The war in Ukraine is far away. It’s basically the other side of the world.
But because the world is so connected these days, we feel it even on VanIsle.
Saul Klein is the Dean of the Gustavson School of Business at the University of Victoria.
“Our world is so interconnected that anytime anything happens in one place, that has a follow on effect, everywhere,” Klein told CHEK News.
There are a few specific ways we’ll be affected by the conflict.
Russia produces a lot of the world’s oil. So now that lots of countries are placing sanctions on Russia’s economy, it means less oil will be getting out of their country. And that drives up gas prices.
A barrel of oil went up over $100 US last week for the first time since 2014.
Sylvain Charlebois is the Director of the Agri-Food Analytics Lab at Dalhousie University in Halifax. Charlebois warns that we should expect to see a hike at the pump very soon.
The hike in gas prices will also affect the price of nearly everything else.
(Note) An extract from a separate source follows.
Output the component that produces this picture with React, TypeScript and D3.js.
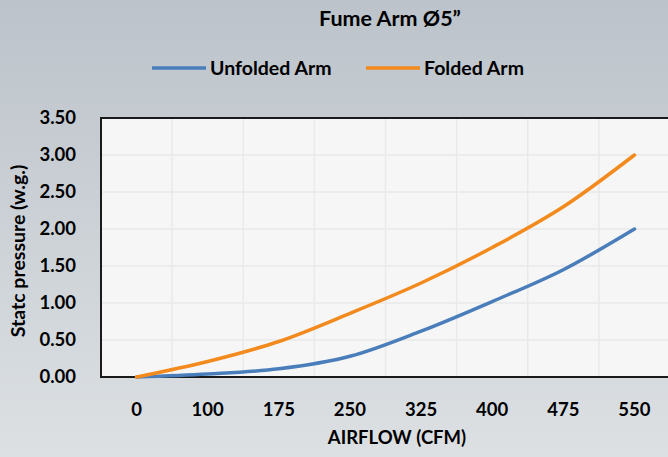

“Canada is a trucking economy. North America is a trucking economy. So to move anything around costs more,” Charlebois told CHEK News.
“That’s going to hit us very, very quickly, within probably a week or two.”
Russia and Ukraine grow a lot of the world’s grains. Helima Croft is a commodities analyst with RBC. She told CBC News that together, Russia and Ukraine grow 25% of the world’s wheat.
If Ukraine can’t grow wheat this summer, or if Russia damages Ukrainian ports, it will mean less wheat on the global market.
That might be good news for Canadian farmers in the prairies. They might make more money from their crop this season.
But it means we’ll all pay more for foods like bread and baked goods.
We’ll see some changes in our grocery bills caused by high gas prices and spiking wheat prices.
Stressed friends and neighbours
There are thousands of Vancouver Islanders who are also Russian or Ukrainian (or both!). So maybe you, the person reading this article, are Russian or Ukrainian.
Russians and Ukrainians who live on VanIsle are pretty stressed right now.
Because no matter what you think about borders or politics, no one wants war.
Julia Rochtchina moved to VanIsle in 2002. Her home country is Russia. She told CHEK News that she still can’t quite believe what’s happening.
“There will be deaths, and that’s my biggest fear,” she said. “I believe firmly as a Russian that Russians do not want the war.”
And folks from all over VanIsle support Ukrainians who live here and back in Ukraine.
Victoria Grando moved to VanIsle from Ukraine when she was 19. Her husband is Russian. She has been worried sick about her relatives who still live in Kyiv, the country’s capital.
“People on both ends are just devastated,” she told CTV News.